Observability and SLOs

Track the whole path—from HTTP to GPU—to keep quality and costs predictable.

  • Latency: p50/p95 for queue wait + inference + post‑processing.
  • Throughput: jobs/minute and tokens/sec if applicable.
  • Errors: policy blocks, timeouts, OOM, and provider failures (with reason codes).
  • Resource metrics: GPU utilization, VRAM headroom, image size distribution.
  • Business KPIs: acceptance rate, manual moderation load, per‑asset cost.
  • SLOs: e.g., 99% of 512px generations < 5s; 95% webhook delivery < 10s with at-least-once semantics.

Evaluation and prompt quality

  • Candidate ranking: aesthetic or CLIP‑based scorers can triage n-best without full human review.
  • Golden sets: maintain a canonical set of prompts and references; run them on every model update.
  • Human‑in‑the‑loop: sample outputs weekly for drift and safety regressions; annotate failure modes.
  • Style consistency: use templates for lens, lighting, and composition; log deltas vs. baseline.

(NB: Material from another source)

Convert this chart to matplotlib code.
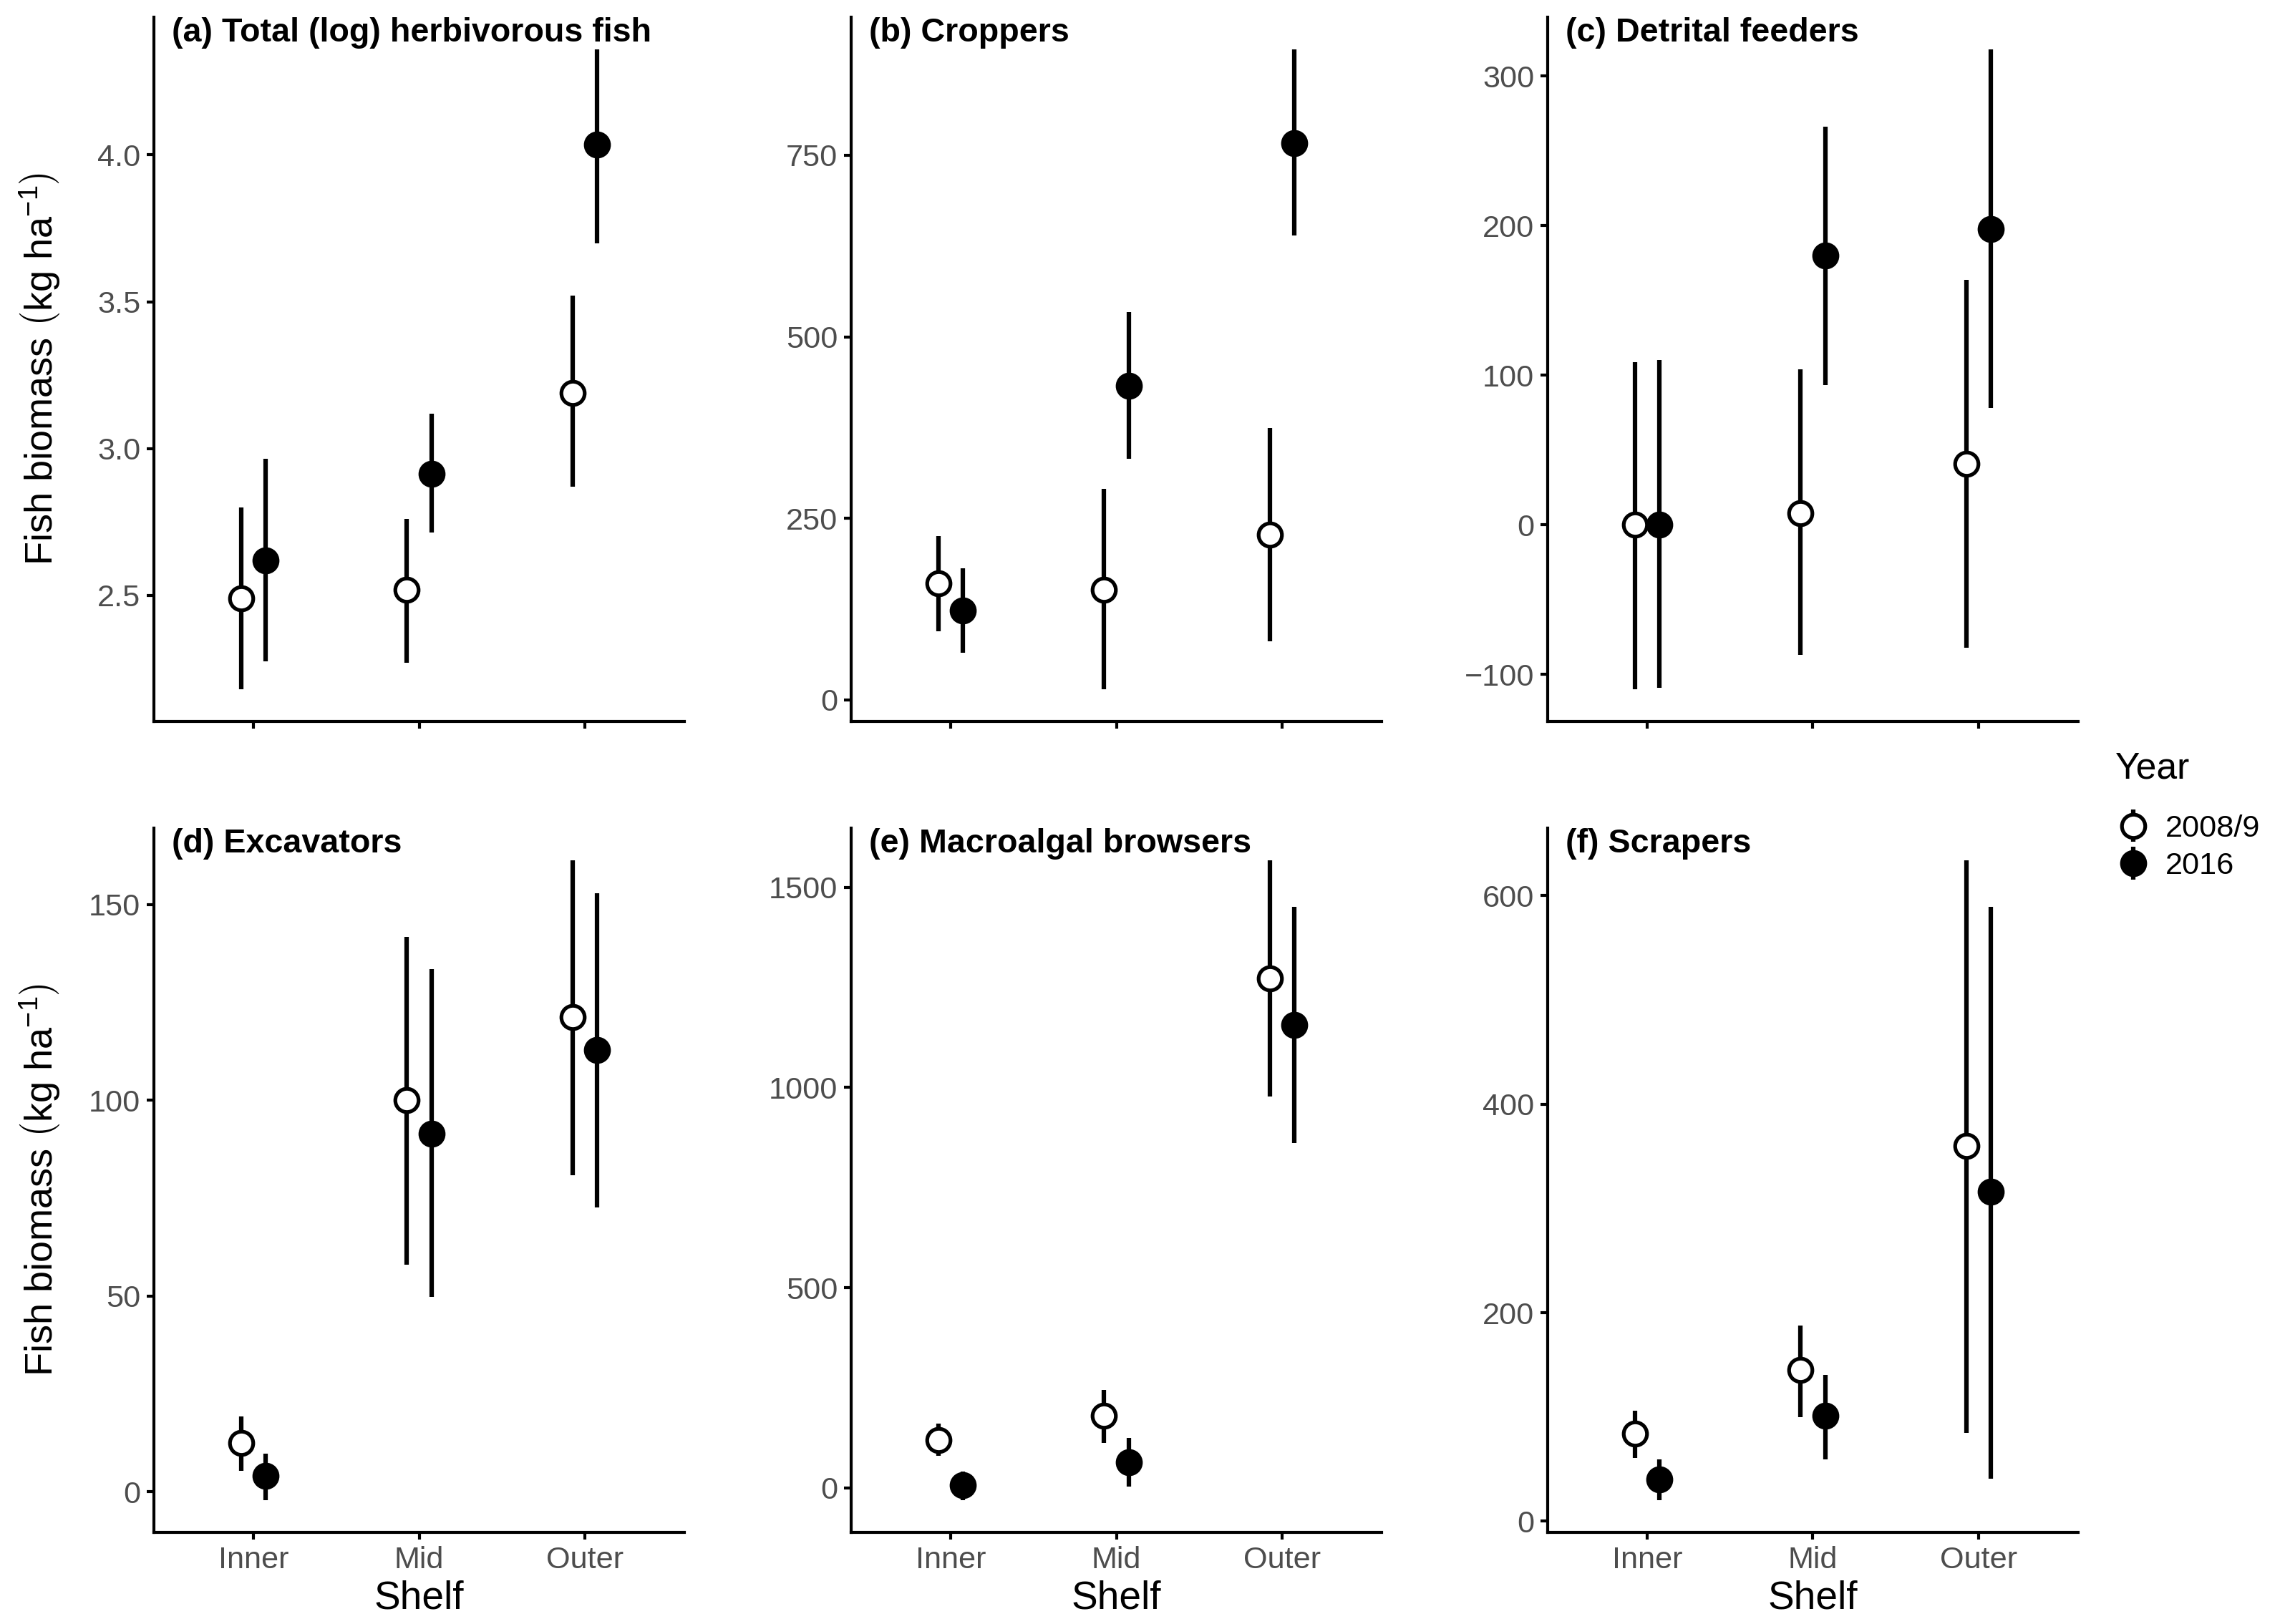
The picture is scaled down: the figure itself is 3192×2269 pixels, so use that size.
import matplotlib
matplotlib.use("Agg")
import matplotlib.pyplot as plt
import numpy as np
from matplotlib.container import ErrorbarContainer
from matplotlib.legend_handler import HandlerErrorbar

plt.rcParams['font.family'] = ['Liberation Sans', 'DejaVu Sans']
plt.rcParams['mathtext.fontset'] = 'custom'
plt.rcParams['mathtext.rm'] = 'Liberation Sans'
plt.rcParams['mathtext.it'] = 'Liberation Sans:italic'
plt.rcParams['mathtext.bf'] = 'Liberation Sans:bold'

# ---------------- data ----------------
shelves = ['Inner', 'Mid', 'Outer']
years = ['2008/9', '2016']

titles = ['(a) Total (log) herbivorous fish', '(b) Croppers', '(c) Detrital feeders',
          '(d) Excavators', '(e) Macroalgal browsers', '(f) Scrapers']

# (a) Total (log) herbivorous fish
a_mean_0809 = [2.49, 2.52, 3.19]
a_lo_0809 = [2.18, 2.27, 2.87]
a_hi_0809 = [2.80, 2.76, 3.52]
a_mean_2016 = [2.62, 2.915, 4.035]
a_lo_2016 = [2.275, 2.715, 3.70]
a_hi_2016 = [2.965, 3.12, 4.36]

# (b) Croppers
b_mean_0809 = [161, 152, 228]
b_lo_0809 = [95, 14.5, 81]
b_hi_0809 = [226, 291, 374]
b_mean_2016 = [123, 433, 767]
b_lo_2016 = [65, 332, 640]
b_hi_2016 = [181, 534, 896]

# (c) Detrital feeders
c_mean_0809 = [0, 8, 41]
c_lo_0809 = [-110, -87, -82]
c_hi_0809 = [109, 104, 164]
c_mean_2016 = [0, 180, 198]
c_lo_2016 = [-109, 93.5, 78]
c_hi_2016 = [110, 266, 318]

# (d) Excavators
d_mean_0809 = [12.4, 100, 121.3]
d_lo_0809 = [5.3, 58, 80.8]
d_hi_0809 = [19.2, 141.7, 161.3]
d_mean_2016 = [4.0, 91.4, 112.8]
d_lo_2016 = [-2.2, 49.7, 72.6]
d_hi_2016 = [9.8, 133.4, 152.9]

# (e) Macroalgal browsers
e_mean_0809 = [120, 180, 1272]
e_lo_0809 = [80, 112, 977]
e_hi_0809 = [160, 245, 1568]
e_mean_2016 = [7, 65, 1156]
e_lo_2016 = [-31, 4, 861]
e_hi_2016 = [41, 125, 1452]

# (f) Scrapers
f_mean_0809 = [84, 145, 360]
f_lo_0809 = [61, 100, 85]
f_hi_0809 = [106, 188, 634]
f_mean_2016 = [40, 101, 316]
f_lo_2016 = [20, 59, 41]
f_hi_2016 = [59, 140, 589]

yticks_list = [[2.5, 3.0, 3.5, 4.0], [0, 250, 500, 750], [-100, 0, 100, 200, 300],
               [0, 50, 100, 150], [0, 500, 1000, 1500], [0, 200, 400, 600]]

panels = [
    ((a_mean_0809, a_lo_0809, a_hi_0809), (a_mean_2016, a_lo_2016, a_hi_2016)),
    ((b_mean_0809, b_lo_0809, b_hi_0809), (b_mean_2016, b_lo_2016, b_hi_2016)),
    ((c_mean_0809, c_lo_0809, c_hi_0809), (c_mean_2016, c_lo_2016, c_hi_2016)),
    ((d_mean_0809, d_lo_0809, d_hi_0809), (d_mean_2016, d_lo_2016, d_hi_2016)),
    ((e_mean_0809, e_lo_0809, e_hi_0809), (e_mean_2016, e_lo_2016, e_hi_2016)),
    ((f_mean_0809, f_lo_0809, f_hi_0809), (f_mean_2016, f_lo_2016, f_hi_2016)),
]

# ---------------- layout ----------------
W, H = 3192, 2269
fig = plt.figure(figsize=(W / 300, H / 300), dpi=300)
col_left = [215, 1189, 2162]
row_top = [24, 1157]
pw, ph = 741, 984

face_colors = ['white', 'black']
dodge = [-0.075, 0.075]
tick_color = '#4D4D4D'
ylab = r'Fish biomass $\left(\mathregular{kg\ ha^{-1}}\right)$'

handles = []
for i, (series, title, yt) in enumerate(zip(panels, titles, yticks_list)):
    r, c = divmod(i, 3)
    ax = fig.add_axes([col_left[c] / W, 1 - (row_top[r] + ph) / H, pw / W, ph / H])
    x = np.arange(1, 4)
    all_lo, all_hi = [], []
    for k, (mean, lo, hi) in enumerate(series):
        mean = np.asarray(mean, float)
        lo = np.asarray(lo, float)
        hi = np.asarray(hi, float)
        all_lo.append(lo.min()); all_hi.append(hi.max())
        cont = ax.errorbar(x + dodge[k], mean, yerr=[mean - lo, hi - mean], fmt='o',
                           color='black', ecolor='black', elinewidth=1.5, capsize=0,
                           ms=7.8, mfc=face_colors[k], mec='black', mew=1.25, zorder=3)
        if i == 0:
            handles.append(cont)
    lo_, hi_ = min(all_lo), max(all_hi)
    pad = 0.05 * (hi_ - lo_)
    ax.set_ylim(lo_ - pad, hi_ + pad)
    ax.set_xlim(0.4, 3.6)
    ax.set_xticks(x)
    ax.set_yticks(yt)
    if i == 0:
        ax.set_yticklabels(['%.1f' % v for v in yt])
    if r == 1:
        ax.set_xticklabels(shelves)
        ax.set_xlabel('Shelf', fontsize=13.2)
        ax.xaxis.set_label_coords(0.5, -(2233 - 2141) / ph)
        ax.xaxis.label.set_va('center')
    else:
        ax.set_xticklabels([])
    if c == 0:
        ax.set_ylabel(ylab, fontsize=13.0)
        ax.yaxis.set_label_coords((57 - 215) / pw, 0.5)
        ax.yaxis.label.set_va('center')
    for s in ['top', 'right']:
        ax.spines[s].set_visible(False)
    for s in ['left', 'bottom']:
        ax.spines[s].set_linewidth(1.0)
    ax.tick_params(direction='out', length=2.3, width=1.0, pad=2.2,
                   labelsize=10.4, labelcolor=tick_color, color='black')
    ax.text(0.034, 1.0, title, transform=ax.transAxes, ha='left', va='top',
            fontsize=11.2, fontweight='bold')

# legend
fig.text(2955 / W, 1 - 1088 / H, 'Year', ha='left', va='baseline', fontsize=12.4)
leg = fig.legend(handles, years, loc='upper left',
                 bbox_to_anchor=(2958 / W, 1 - 1138 / H), frameon=False,
                 fontsize=10.4, handlelength=1.0, handletextpad=0.55, labelspacing=0.28,
                 borderpad=0, borderaxespad=0,
                 handler_map={ErrorbarContainer: HandlerErrorbar(xerr_size=0.5, yerr_size=0.52)})

fig.savefig('out.png', dpi=300)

Vendor selection checklist

  • Image quality on your domain-specific eval set.
  • Features you need: inpainting, image‑to‑image, control inputs, LoRA support, upscalers.
  • Latency at your target sizes; regional availability close to your users.
  • Pricing model, quotas, and burst handling; enterprise discounts and reserved capacity.
  • Security: SOC 2/ISO 27001 posture, data isolation, VPC peering or private endpoints.
  • Policy and IP: allowed use cases, takedown flows, watermarking, indemnification options.
  • Tooling: SDKs, webhooks, dashboard, metrics, and fine‑tuning workflows.

Common pitfalls and fixes

  • Timeouts with large canvases: move to async jobs, raise client timeouts, and pre‑sign uploads.
  • VRAM out‑of‑memory: reduce batch size or resolution; switch to memory‑efficient attention; shard larger models.
  • Inconsistent faces or hands: add negative prompts, use higher steps, employ ref image + control inputs, or apply specialized fixers.
  • Overly literal or messy compositions: lower guidance; structure prompts; add composition hints (rule of thirds, focal length).
  • Duplicate or near‑duplicate outputs: diversify seeds and introduce minor prompt noise.
  • Real‑time generation: interactive previews streamed as tiles, with live prompt edits.
  • Multimodal control: sketch + text + depth + style board combined in a single call.
  • 3D and video: image APIs are converging with video diffusion and NeRF/GS pipelines for short clips and product spins.
  • Provenance by default: end‑to‑end cryptographic signatures on assets and logs.
  • On‑device: lightweight diffusion on mobile for drafts; cloud for final renders.

Putting it all together

Start simple: ship a synchronous endpoint for 512px previews, store outputs behind signed URLs, and instrument p95 latency. As adoption grows, add job queues, webhooks, and a CDN. Introduce evaluation sets and A/B model switches before any major update. With clear policies, idempotent APIs, and careful cost controls, you can deliver fast, reliable image generation that scales from hackathon to enterprise.